■ THE REQUEST: Quote the data below in full, minus the images.

■ SUPPLIED MATERIAL:
##############################

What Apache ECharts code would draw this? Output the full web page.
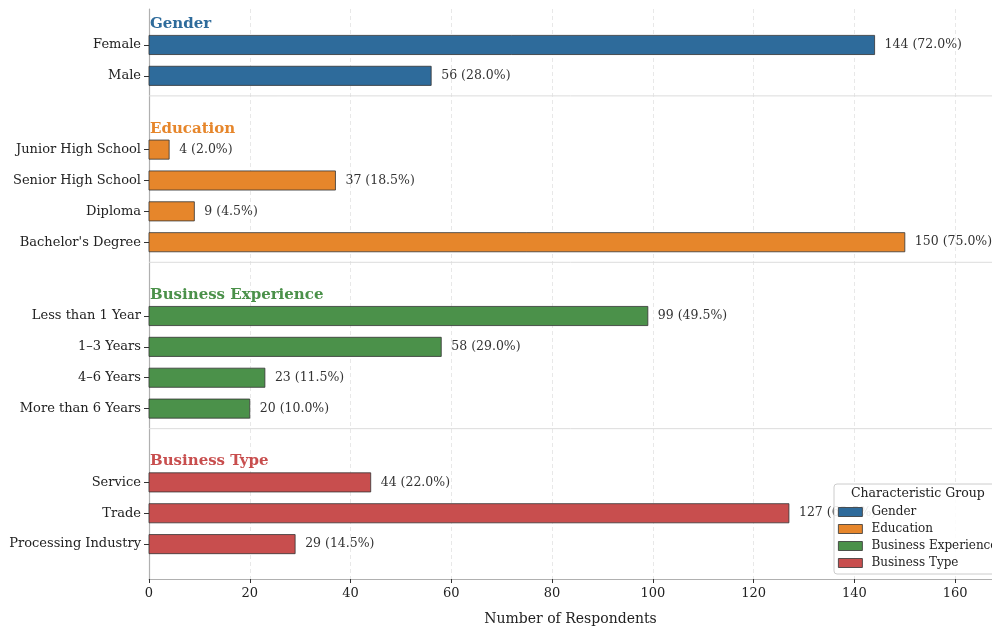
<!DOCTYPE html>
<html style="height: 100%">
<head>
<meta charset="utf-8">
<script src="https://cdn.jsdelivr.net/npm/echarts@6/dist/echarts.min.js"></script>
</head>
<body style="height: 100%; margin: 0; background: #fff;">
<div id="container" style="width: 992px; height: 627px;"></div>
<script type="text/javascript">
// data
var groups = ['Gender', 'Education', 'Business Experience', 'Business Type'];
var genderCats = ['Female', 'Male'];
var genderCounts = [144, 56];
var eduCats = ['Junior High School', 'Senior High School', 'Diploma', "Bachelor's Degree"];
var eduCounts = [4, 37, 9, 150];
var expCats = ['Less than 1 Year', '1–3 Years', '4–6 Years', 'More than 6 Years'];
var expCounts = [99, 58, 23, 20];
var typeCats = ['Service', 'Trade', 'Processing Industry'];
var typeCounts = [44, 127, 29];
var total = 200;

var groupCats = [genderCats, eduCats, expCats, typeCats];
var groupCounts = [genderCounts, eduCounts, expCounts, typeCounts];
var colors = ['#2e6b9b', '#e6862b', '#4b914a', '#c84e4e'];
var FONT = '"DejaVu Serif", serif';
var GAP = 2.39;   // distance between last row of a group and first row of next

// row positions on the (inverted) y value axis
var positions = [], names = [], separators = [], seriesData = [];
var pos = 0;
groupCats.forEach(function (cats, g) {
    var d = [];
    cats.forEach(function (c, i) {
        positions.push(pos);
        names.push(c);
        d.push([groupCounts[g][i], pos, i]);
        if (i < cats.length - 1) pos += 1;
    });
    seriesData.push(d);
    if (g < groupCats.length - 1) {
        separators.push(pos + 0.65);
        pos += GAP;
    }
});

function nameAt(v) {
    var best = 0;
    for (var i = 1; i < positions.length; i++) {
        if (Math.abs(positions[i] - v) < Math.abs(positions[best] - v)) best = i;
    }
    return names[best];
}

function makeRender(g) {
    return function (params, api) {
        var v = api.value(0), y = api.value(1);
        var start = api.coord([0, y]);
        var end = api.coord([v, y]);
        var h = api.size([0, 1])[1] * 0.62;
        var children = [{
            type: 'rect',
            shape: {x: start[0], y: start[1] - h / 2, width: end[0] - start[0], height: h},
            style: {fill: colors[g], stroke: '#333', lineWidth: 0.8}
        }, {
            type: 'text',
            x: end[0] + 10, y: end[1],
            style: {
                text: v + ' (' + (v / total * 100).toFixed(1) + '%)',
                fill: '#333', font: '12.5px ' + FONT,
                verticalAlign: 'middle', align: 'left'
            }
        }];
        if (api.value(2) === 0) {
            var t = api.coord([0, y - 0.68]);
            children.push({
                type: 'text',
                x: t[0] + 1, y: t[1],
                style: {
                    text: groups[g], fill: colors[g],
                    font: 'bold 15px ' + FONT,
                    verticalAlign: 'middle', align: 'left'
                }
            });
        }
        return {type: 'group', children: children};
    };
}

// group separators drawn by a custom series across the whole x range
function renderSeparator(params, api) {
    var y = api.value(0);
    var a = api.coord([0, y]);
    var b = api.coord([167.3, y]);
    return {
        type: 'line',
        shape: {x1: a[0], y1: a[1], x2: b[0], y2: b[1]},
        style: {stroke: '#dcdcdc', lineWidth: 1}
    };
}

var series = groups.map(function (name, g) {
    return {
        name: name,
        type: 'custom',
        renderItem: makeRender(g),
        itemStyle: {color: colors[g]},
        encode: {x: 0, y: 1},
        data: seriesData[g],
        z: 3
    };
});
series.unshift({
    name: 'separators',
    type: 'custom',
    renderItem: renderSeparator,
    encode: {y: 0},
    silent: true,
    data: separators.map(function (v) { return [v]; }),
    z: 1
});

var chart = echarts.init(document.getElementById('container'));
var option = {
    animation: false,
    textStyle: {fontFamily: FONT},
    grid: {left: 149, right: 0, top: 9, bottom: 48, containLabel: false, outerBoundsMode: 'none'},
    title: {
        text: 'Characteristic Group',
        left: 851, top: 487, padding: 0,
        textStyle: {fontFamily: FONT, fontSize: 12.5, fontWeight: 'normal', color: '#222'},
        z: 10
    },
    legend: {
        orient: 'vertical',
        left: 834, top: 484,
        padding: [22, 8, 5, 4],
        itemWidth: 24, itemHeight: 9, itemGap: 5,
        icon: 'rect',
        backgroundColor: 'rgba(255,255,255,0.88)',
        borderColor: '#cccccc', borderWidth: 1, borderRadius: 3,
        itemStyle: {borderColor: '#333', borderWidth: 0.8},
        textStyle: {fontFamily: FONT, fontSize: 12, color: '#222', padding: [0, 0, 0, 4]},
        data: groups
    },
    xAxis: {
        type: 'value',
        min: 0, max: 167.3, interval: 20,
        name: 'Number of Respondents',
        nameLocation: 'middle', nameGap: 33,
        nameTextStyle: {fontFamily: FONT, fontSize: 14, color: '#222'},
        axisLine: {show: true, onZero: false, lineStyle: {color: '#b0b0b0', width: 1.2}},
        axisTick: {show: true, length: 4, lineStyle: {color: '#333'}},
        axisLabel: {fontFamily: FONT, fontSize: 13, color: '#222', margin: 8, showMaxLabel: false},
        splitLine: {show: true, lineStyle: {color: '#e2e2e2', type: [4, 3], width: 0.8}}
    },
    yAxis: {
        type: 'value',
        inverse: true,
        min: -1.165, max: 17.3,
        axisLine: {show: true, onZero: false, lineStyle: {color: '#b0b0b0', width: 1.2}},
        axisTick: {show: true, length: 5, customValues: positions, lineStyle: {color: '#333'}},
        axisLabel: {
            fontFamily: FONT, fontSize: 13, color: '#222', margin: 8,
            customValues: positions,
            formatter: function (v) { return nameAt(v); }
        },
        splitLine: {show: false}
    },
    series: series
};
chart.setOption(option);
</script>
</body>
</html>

##############################

■ OUTPUT FOR THIS EXERCISE:
What Apache ECharts code would draw this? Output the full web page.
<!DOCTYPE html>
<html style="height: 100%">
<head>
<meta charset="utf-8">
<script src="https://cdn.jsdelivr.net/npm/echarts@6/dist/echarts.min.js"></script>
</head>
<body style="height: 100%; margin: 0; background: #fff;">
<div id="container" style="width: 992px; height: 627px;"></div>
<script type="text/javascript">
// data
var groups = ['Gender', 'Education', 'Business Experience', 'Business Type'];
var genderCats = ['Female', 'Male'];
var genderCounts = [144, 56];
var eduCats = ['Junior High School', 'Senior High School', 'Diploma', "Bachelor's Degree"];
var eduCounts = [4, 37, 9, 150];
var expCats = ['Less than 1 Year', '1–3 Years', '4–6 Years', 'More than 6 Years'];
var expCounts = [99, 58, 23, 20];
var typeCats = ['Service', 'Trade', 'Processing Industry'];
var typeCounts = [44, 127, 29];
var total = 200;

var groupCats = [genderCats, eduCats, expCats, typeCats];
var groupCounts = [genderCounts, eduCounts, expCounts, typeCounts];
var colors = ['#2e6b9b', '#e6862b', '#4b914a', '#c84e4e'];
var FONT = '"DejaVu Serif", serif';
var GAP = 2.39;   // distance between last row of a group and first row of next

// row positions on the (inverted) y value axis
var positions = [], names = [], separators = [], seriesData = [];
var pos = 0;
groupCats.forEach(function (cats, g) {
    var d = [];
    cats.forEach(function (c, i) {
        positions.push(pos);
        names.push(c);
        d.push([groupCounts[g][i], pos, i]);
        if (i < cats.length - 1) pos += 1;
    });
    seriesData.push(d);
    if (g < groupCats.length - 1) {
        separators.push(pos + 0.65);
        pos += GAP;
    }
});

function nameAt(v) {
    var best = 0;
    for (var i = 1; i < positions.length; i++) {
        if (Math.abs(positions[i] - v) < Math.abs(positions[best] - v)) best = i;
    }
    return names[best];
}

function makeRender(g) {
    return function (params, api) {
        var v = api.value(0), y = api.value(1);
        var start = api.coord([0, y]);
        var end = api.coord([v, y]);
        var h = api.size([0, 1])[1] * 0.62;
        var children = [{
            type: 'rect',
            shape: {x: start[0], y: start[1] - h / 2, width: end[0] - start[0], height: h},
            style: {fill: colors[g], stroke: '#333', lineWidth: 0.8}
        }, {
            type: 'text',
            x: end[0] + 10, y: end[1],
            style: {
                text: v + ' (' + (v / total * 100).toFixed(1) + '%)',
                fill: '#333', font: '12.5px ' + FONT,
                verticalAlign: 'middle', align: 'left'
            }
        }];
        if (api.value(2) === 0) {
            var t = api.coord([0, y - 0.68]);
            children.push({
                type: 'text',
                x: t[0] + 1, y: t[1],
                style: {
                    text: groups[g], fill: colors[g],
                    font: 'bold 15px ' + FONT,
                    verticalAlign: 'middle', align: 'left'
                }
            });
        }
        return {type: 'group', children: children};
    };
}

// group separators drawn by a custom series across the whole x range
function renderSeparator(params, api) {
    var y = api.value(0);
    var a = api.coord([0, y]);
    var b = api.coord([167.3, y]);
    return {
        type: 'line',
        shape: {x1: a[0], y1: a[1], x2: b[0], y2: b[1]},
        style: {stroke: '#dcdcdc', lineWidth: 1}
    };
}

var series = groups.map(function (name, g) {
    return {
        name: name,
        type: 'custom',
        renderItem: makeRender(g),
        itemStyle: {color: colors[g]},
        encode: {x: 0, y: 1},
        data: seriesData[g],
        z: 3
    };
});
series.unshift({
    name: 'separators',
    type: 'custom',
    renderItem: renderSeparator,
    encode: {y: 0},
    silent: true,
    data: separators.map(function (v) { return [v]; }),
    z: 1
});

var chart = echarts.init(document.getElementById('container'));
var option = {
    animation: false,
    textStyle: {fontFamily: FONT},
    grid: {left: 149, right: 0, top: 9, bottom: 48, containLabel: false, outerBoundsMode: 'none'},
    title: {
        text: 'Characteristic Group',
        left: 851, top: 487, padding: 0,
        textStyle: {fontFamily: FONT, fontSize: 12.5, fontWeight: 'normal', color: '#222'},
        z: 10
    },
    legend: {
        orient: 'vertical',
        left: 834, top: 484,
        padding: [22, 8, 5, 4],
        itemWidth: 24, itemHeight: 9, itemGap: 5,
        icon: 'rect',
        backgroundColor: 'rgba(255,255,255,0.88)',
        borderColor: '#cccccc', borderWidth: 1, borderRadius: 3,
        itemStyle: {borderColor: '#333', borderWidth: 0.8},
        textStyle: {fontFamily: FONT, fontSize: 12, color: '#222', padding: [0, 0, 0, 4]},
        data: groups
    },
    xAxis: {
        type: 'value',
        min: 0, max: 167.3, interval: 20,
        name: 'Number of Respondents',
        nameLocation: 'middle', nameGap: 33,
        nameTextStyle: {fontFamily: FONT, fontSize: 14, color: '#222'},
        axisLine: {show: true, onZero: false, lineStyle: {color: '#b0b0b0', width: 1.2}},
        axisTick: {show: true, length: 4, lineStyle: {color: '#333'}},
        axisLabel: {fontFamily: FONT, fontSize: 13, color: '#222', margin: 8, showMaxLabel: false},
        splitLine: {show: true, lineStyle: {color: '#e2e2e2', type: [4, 3], width: 0.8}}
    },
    yAxis: {
        type: 'value',
        inverse: true,
        min: -1.165, max: 17.3,
        axisLine: {show: true, onZero: false, lineStyle: {color: '#b0b0b0', width: 1.2}},
        axisTick: {show: true, length: 5, customValues: positions, lineStyle: {color: '#333'}},
        axisLabel: {
            fontFamily: FONT, fontSize: 13, color: '#222', margin: 8,
            customValues: positions,
            formatter: function (v) { return nameAt(v); }
        },
        splitLine: {show: false}
    },
    series: series
};
chart.setOption(option);
</script>
</body>
</html>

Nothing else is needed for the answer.